Getting to grips with how you handle and cope with the disruption that other people can bring is also down to mindset. When you are in the fixed mindset and someone speaks cruelly to you or perhaps about your child, you are more predisposed to think that their words define you or define your child. It’s like bullies. They use derogatory words and the more they tell you that you are stupid or ugly the more you believe them. Or perhaps, every time you hear a professional say that your child won’t achieve, they won’t walk or talk or have much quality of life? I’ve certainly been there with those comments and still have those conversations with people at times. In the fixed mindset I would believe them and accept that as fact. In the growth mindset, I would see that (and I do) as a challenge to learn more and be more and help Freddie more.

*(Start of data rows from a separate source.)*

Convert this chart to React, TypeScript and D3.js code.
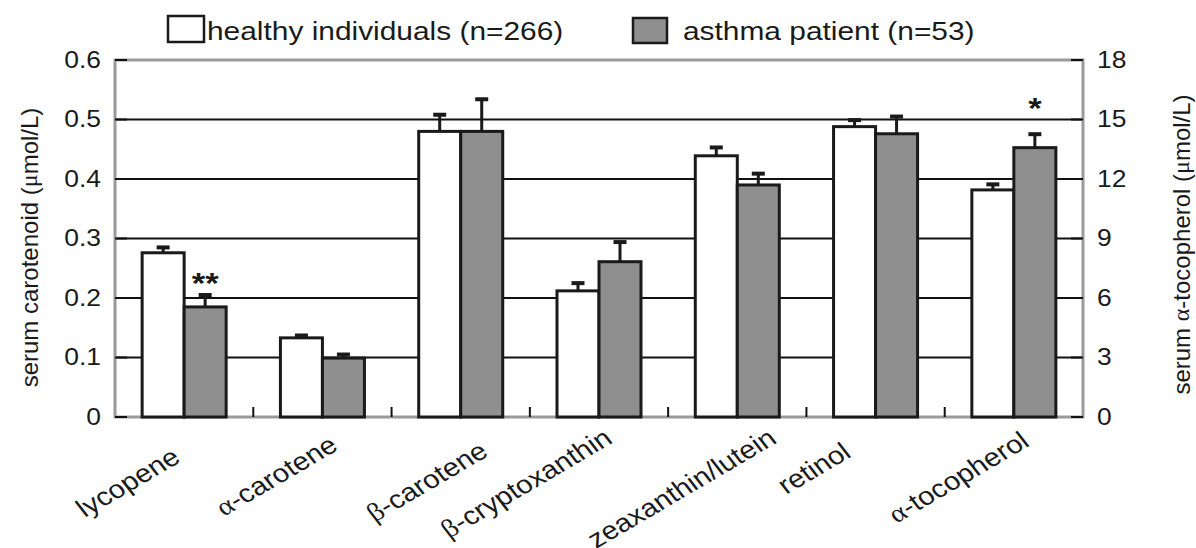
import React from "react";
import * as d3 from "d3";

// Serum antioxidant levels: healthy individuals vs asthma patients
const categories = [
  "lycopene",
  "α-carotene",
  "β-carotene",
  "β-cryptoxanthin",
  "zeaxanthin/lutein",
  "retinol",
  "α-tocopherol",
];
// α-tocopherol is read on the right-hand axis (µmol/L), the rest on the left
const rightAxisCategory = "α-tocopherol";

const healthyMean = [0.276, 0.133, 0.48, 0.212, 0.439, 0.488, 11.45];
const healthySem = [0.009, 0.004, 0.028, 0.013, 0.014, 0.011, 0.28];
const asthmaMean = [0.185, 0.099, 0.48, 0.261, 0.39, 0.476, 13.58];
const asthmaSem = [0.02, 0.006, 0.054, 0.033, 0.019, 0.029, 0.68];
const significance = ["**", "", "", "", "", "", "*"];

const leftTicks = [0, 0.1, 0.2, 0.3, 0.4, 0.5, 0.6];
const rightTicks = [0, 3, 6, 9, 12, 15, 18];

const legendLabels = ["healthy individuals (n=266)", "asthma patient (n=53)"];
const leftTitle = "serum carotenoid (μmol/L)";
const rightTitle = "serum α-tocopherol (μmol/L)";

// layout
const W = 1196;
const H = 548;
const M = { left: 115, right: 1083, top: 60, bottom: 417 };
const SX = 1.15; // horizontal text stretch
const FONT = "'Liberation Sans', Arial, Helvetica, sans-serif";
const GREEK = "'Liberation Serif', 'Times New Roman', serif";
const GRAY = "#8f8f8f";
const FRAME = "#9a9a9a";

// nudges for the rotated category labels (end anchor, relative to band centre)
const labelNudgeX = [-2, 17, 29, 15, 41, -23, 17];
const labelEndY = [461, 449, 455, 442, 442, 456, 445];
// lift of significance marks above the top of the error bar
const sigLift = [16, 0, 0, 0, 0, 0, 30];

// Renders text whose Greek letters use a serif face
function rich(s: string) {
  const parts = s.split(/([αβμ])/).filter((p) => p.length > 0);
  return parts.map((p, i) =>
    /[αβμ]/.test(p) ? (
      <tspan key={i} fontFamily={GREEK}>
        {p}
      </tspan>
    ) : (
      <tspan key={i}>{p}</tspan>
    )
  );
}

function SText(props: {
  x: number;
  y: number;
  rotate?: number;
  anchor?: string;
  size: number;
  weight?: string | number;
  baseline?: string;
  sx?: number;
  children: any;
}) {
  const { x, y, rotate = 0, anchor = "start", size, weight, baseline, sx = SX, children } = props;
  return (
    <text
      transform={`translate(${x},${y}) scale(${sx},1) rotate(${rotate})`}
      textAnchor={anchor}
      fontSize={size}
      fontWeight={weight}
      dominantBaseline={baseline}
      fontFamily={FONT}
      fill="#1a1a1a"
    >
      {children}
    </text>
  );
}

export default function App() {
  const x0 = d3.scaleBand<string>().domain(categories).range([M.left, M.right]).padding(0);
  const groups = ["healthy", "asthma"];
  const x1 = d3
    .scaleBand<string>()
    .domain(groups)
    .range([0, x0.bandwidth()])
    .paddingInner(0)
    .paddingOuter(0.646);
  const yL = d3.scaleLinear().domain([0, 0.6]).range([M.bottom, M.top]);
  const yR = d3.scaleLinear().domain([0, 18]).range([M.bottom, M.top]);
  const yFor = (cat: string) => (cat === rightAxisCategory ? yR : yL);

  const bars = categories.flatMap((cat, i) => [
    { cat, i, g: "healthy", v: healthyMean[i], e: healthySem[i] },
    { cat, i, g: "asthma", v: asthmaMean[i], e: asthmaSem[i] },
  ]);

  const bw = x1.bandwidth();
  const capW = 13;

  return (
    <svg
      width={W}
      height={H}
      style={{ position: "absolute", left: 0, top: 0, background: "#fff" }}
    >
      <rect x={0} y={0} width={W} height={H} fill="#fff" />

      {/* gridlines */}
      {leftTicks
        .filter((t) => t > 0 && t < 0.6)
        .map((t) => (
          <line
            key={"g" + t}
            x1={M.left}
            x2={M.right}
            y1={yL(t)}
            y2={yL(t)}
            stroke="#111"
            strokeWidth={2}
          />
        ))}

      {/* plot frame */}
      <rect
        x={M.left}
        y={M.top}
        width={M.right - M.left}
        height={M.bottom - M.top}
        fill="none"
        stroke={FRAME}
        strokeWidth={3}
      />

      {/* inner ticks on both value axes */}
      {leftTicks.map((t) => (
        <line
          key={"lt" + t}
          x1={M.left}
          x2={M.left + 12}
          y1={yL(t)}
          y2={yL(t)}
          stroke="#111"
          strokeWidth={2}
        />
      ))}
      {rightTicks.map((t) => (
        <line
          key={"rt" + t}
          x1={M.right - 12}
          x2={M.right}
          y1={yR(t)}
          y2={yR(t)}
          stroke="#111"
          strokeWidth={2}
        />
      ))}
      {/* category boundary ticks */}
      {categories.slice(1).map((c) => (
        <line
          key={"ct" + c}
          x1={x0(c)!}
          x2={x0(c)!}
          y1={M.bottom - 10}
          y2={M.bottom}
          stroke="#111"
          strokeWidth={2}
        />
      ))}

      {/* bars */}
      {bars.map((b) => {
        const y = yFor(b.cat);
        const bx = x0(b.cat)! + x1(b.g)!;
        return (
          <rect
            key={b.cat + b.g}
            x={bx}
            y={y(b.v)}
            width={bw}
            height={M.bottom - y(b.v)}
            fill={b.g === "healthy" ? "#fff" : GRAY}
            stroke="#1a1a1a"
            strokeWidth={3}
          />
        );
      })}

      {/* error bars (upper only) */}
      {bars.map((b) => {
        const y = yFor(b.cat);
        const cx = x0(b.cat)! + x1(b.g)! + bw / 2;
        const top = y(b.v + b.e);
        return (
          <g key={"e" + b.cat + b.g} stroke="#1a1a1a">
            <line x1={cx} x2={cx} y1={y(b.v)} y2={top} strokeWidth={3} />
            <line x1={cx - capW / 2} x2={cx + capW / 2} y1={top} y2={top} strokeWidth={4} />
          </g>
        );
      })}

      {/* significance marks */}
      {categories.map((cat, i) => {
        if (!significance[i]) return null;
        const y = yFor(cat);
        const cx = x0(cat)! + x1("asthma")! + bw / 2;
        const top = y(asthmaMean[i] + asthmaSem[i]);
        return (
          <SText key={"s" + cat} x={cx} y={top - sigLift[i] + 14} anchor="middle" size={30} weight="bold">
            {significance[i]}
          </SText>
        );
      })}

      {/* left axis labels */}
      {leftTicks.map((t) => (
        <SText key={"ll" + t} x={101} y={yL(t)} anchor="end" size={23} baseline="central">
          {t === 0 ? "0" : d3.format(".1f")(t)}
        </SText>
      ))}
      {/* right axis labels */}
      {rightTicks.map((t) => (
        <SText key={"rl" + t} x={1097} y={yR(t)} anchor="start" size={23} baseline="central">
          {String(t)}
        </SText>
      ))}

      {/* axis titles */}
      <SText x={29} y={(M.top + M.bottom) / 2 + 9} rotate={-90} anchor="middle" size={24} baseline="central" sx={1}>
        {rich(leftTitle)}
      </SText>
      <SText x={1181} y={(M.top + M.bottom) / 2 + 6} rotate={-90} anchor="middle" size={24} baseline="central" sx={1}>
        {rich(rightTitle)}
      </SText>

      {/* category labels */}
      {categories.map((cat, i) => (
        <SText
          key={"cl" + cat}
          x={x0(cat)! + x0.bandwidth() / 2 + labelNudgeX[i]}
          y={labelEndY[i]}
          rotate={-34}
          anchor="end"
          size={25.5}
        >
          {rich(cat)}
        </SText>
      ))}

      {/* legend */}
      <rect x={168} y={16} width={36} height={26} fill="#fff" stroke="#1a1a1a" strokeWidth={2.5} />
      <SText x={207} y={40} size={26}>
        {legendLabels[0]}
      </SText>
      <rect x={633} y={18} width={34} height={25} fill={GRAY} stroke="#1a1a1a" strokeWidth={2.5} />
      <SText x={683} y={40} size={26}>
        {legendLabels[1]}
      </SText>
    </svg>
  );
}
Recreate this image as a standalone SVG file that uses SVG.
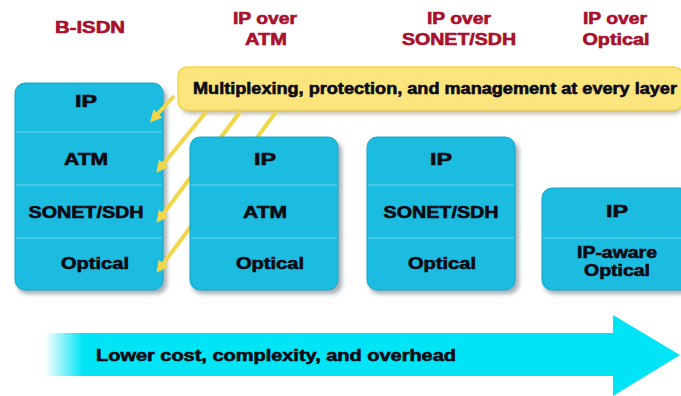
<svg xmlns="http://www.w3.org/2000/svg" width="681" height="396" viewBox="0 0 681 396">
<defs>
<style>
.t{font-family:"Liberation Sans",Arial,sans-serif;font-weight:bold;font-size:16px;fill:#0a0a14;stroke:#0a0a14;stroke-width:0.6;text-anchor:middle}
.h{font-family:"Liberation Sans",Arial,sans-serif;font-weight:bold;font-size:16px;fill:#a8102c;stroke:#a8102c;stroke-width:0.6;text-anchor:middle}
.box{fill:#1cbbe0;stroke:#17a6c8;stroke-width:1}
.sh{fill:#5a6e78;opacity:0.55}
.div{stroke:#6fd6ee;stroke-width:1.2}
.yl{stroke:#f2d64a;stroke-width:4;fill:none;marker-end:url(#ah)}
</style>
<marker id="ah" viewBox="0 0 10 10" refX="5" refY="5" markerWidth="3" markerHeight="3" orient="auto" markerUnits="strokeWidth">
<path d="M0,0 L10,5 L0,10 Z" fill="#f2d64a"/>
</marker>
<linearGradient id="ag" x1="0" y1="0" x2="1" y2="0">
<stop offset="0" stop-color="#00e4f6" stop-opacity="0"/>
<stop offset="0.06" stop-color="#00e4f6" stop-opacity="1"/>
<stop offset="1" stop-color="#00e4f6"/>
</linearGradient>
<filter id="blur" x="-10%" y="-10%" width="120%" height="130%"><feGaussianBlur stdDeviation="2"/></filter>
</defs>
<rect width="681" height="396" fill="#ffffff"/>

<g id="titles">
<text class="h" x="90" y="33" textLength="70" lengthAdjust="spacingAndGlyphs">B-ISDN</text>
<text class="h" x="265" y="24" textLength="64" lengthAdjust="spacingAndGlyphs">IP over</text>
<text class="h" x="266" y="45" textLength="42" lengthAdjust="spacingAndGlyphs">ATM</text>
<text class="h" x="459" y="24" textLength="64" lengthAdjust="spacingAndGlyphs">IP over</text>
<text class="h" x="459" y="45" textLength="114" lengthAdjust="spacingAndGlyphs">SONET/SDH</text>
<text class="h" x="615" y="24" textLength="64" lengthAdjust="spacingAndGlyphs">IP over</text>
<text class="h" x="616" y="45" textLength="67" lengthAdjust="spacingAndGlyphs">Optical</text>
</g>

<g id="callout">
<rect x="181" y="71" width="502" height="43" rx="9" fill="#6f6a4a" opacity="0.45" filter="url(#blur)"/>
<rect x="178" y="67" width="505" height="43" rx="9" fill="#fbe57c" stroke="#f2d64a" stroke-width="1.5"/>
<text class="t" x="435" y="94" font-size="15" textLength="484" lengthAdjust="spacingAndGlyphs">Multiplexing, protection, and management at every layer</text>
</g>

<g id="b-isdn">
<rect class="sh" x="17" y="87" width="150" height="207" rx="10" filter="url(#blur)"/>
<rect class="box" x="15" y="83" width="148" height="207" rx="10"/>
<line class="div" x1="16" y1="132" x2="162" y2="132"/>
<line class="div" x1="16" y1="185" x2="162" y2="185"/>
<line class="div" x1="16" y1="238" x2="162" y2="238"/>
<text class="t" x="86" y="107" textLength="22" lengthAdjust="spacingAndGlyphs">IP</text>
<text class="t" x="86" y="165" textLength="44" lengthAdjust="spacingAndGlyphs">ATM</text>
<text class="t" x="86" y="218" textLength="115" lengthAdjust="spacingAndGlyphs">SONET/SDH</text>
<text class="t" x="95" y="269" textLength="68" lengthAdjust="spacingAndGlyphs">Optical</text>
</g>

<g id="connectors">
<line class="yl" x1="174" y1="96" x2="154" y2="118"/>
<line class="yl" x1="206" y1="112" x2="160" y2="168"/>
<line class="yl" x1="240" y1="112" x2="160" y2="218"/>
<line class="yl" x1="276" y1="112" x2="160" y2="268"/>
</g>

<g id="ip-over-atm">
<rect class="sh" x="192" y="141" width="150" height="153" rx="10" filter="url(#blur)"/>
<rect class="box" x="190" y="137" width="148" height="153" rx="10"/>
<line class="div" x1="191" y1="185" x2="337" y2="185"/>
<line class="div" x1="191" y1="238" x2="337" y2="238"/>
<text class="t" x="265" y="165" textLength="22" lengthAdjust="spacingAndGlyphs">IP</text>
<text class="t" x="265" y="218" textLength="44" lengthAdjust="spacingAndGlyphs">ATM</text>
<text class="t" x="270" y="269" textLength="68" lengthAdjust="spacingAndGlyphs">Optical</text>
</g>

<g id="ip-over-sonet">
<rect class="sh" x="369" y="141" width="150" height="153" rx="10" filter="url(#blur)"/>
<rect class="box" x="367" y="137" width="148" height="153" rx="10"/>
<line class="div" x1="368" y1="185" x2="514" y2="185"/>
<line class="div" x1="368" y1="238" x2="514" y2="238"/>
<text class="t" x="441" y="165" textLength="22" lengthAdjust="spacingAndGlyphs">IP</text>
<text class="t" x="441" y="218" textLength="115" lengthAdjust="spacingAndGlyphs">SONET/SDH</text>
<text class="t" x="442" y="269" textLength="68" lengthAdjust="spacingAndGlyphs">Optical</text>
</g>

<g id="ip-over-optical">
<rect class="sh" x="544" y="192" width="150" height="102" rx="10" filter="url(#blur)"/>
<rect class="box" x="542" y="188" width="148" height="102" rx="10"/>
<line class="div" x1="543" y1="238" x2="681" y2="238"/>
<text class="t" x="617" y="217" textLength="22" lengthAdjust="spacingAndGlyphs">IP</text>
<text class="t" x="617" y="258" textLength="80" lengthAdjust="spacingAndGlyphs">IP-aware</text>
<text class="t" x="617" y="276" textLength="66" lengthAdjust="spacingAndGlyphs">Optical</text>
</g>

<g id="trend-arrow">
<path d="M45,333 L613,333 L613,315 L680,355 L613,396 L613,376 L45,376 Z" fill="url(#ag)"/>
<text class="t" x="276" y="361" font-size="17" textLength="360" lengthAdjust="spacingAndGlyphs">Lower cost, complexity, and overhead</text>
</g>
</svg>
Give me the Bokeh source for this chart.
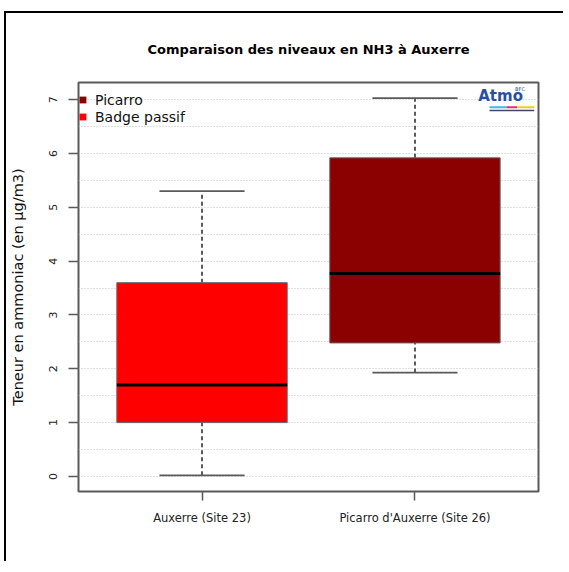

More often that not, I think, those around us who speak negatively are dealing with their own fixed mindset issues. Often when people criticise you for your parenting or how your child is, they are actually thinking about themselves and some of the decisions they have made or the guilt they carry. Whenever I deliver a live workshop on Mindset, during the mini mastermind in the second half, I often hear from people who are holding on to so much upset and anger over how they have been treated or how they have been spoken to or not understood especially by a family member. When they are so close to your inner circle, it is just so painful. Working out why they behave in that way and where it comes from rather than focussing on what happened can really help you deal with it. Learning more can help you protect yourself. I highly recommend Carol Dweck and her groundbreaking work on Mindset. It is so incredibly insightful. Understanding that we are all a mix of fixed and growth mindset but that we can develop ourselves and others to be more in the growth, is enlightening.

We all need hope and resilience to get through the many many challenges of loving and raising children with SEND and working on your mindset is one of the keys to making that happen. It gives you the power to let go. To let go of what people say, to let go of their disruptions to your life and to choose how and if you allow them to affect you.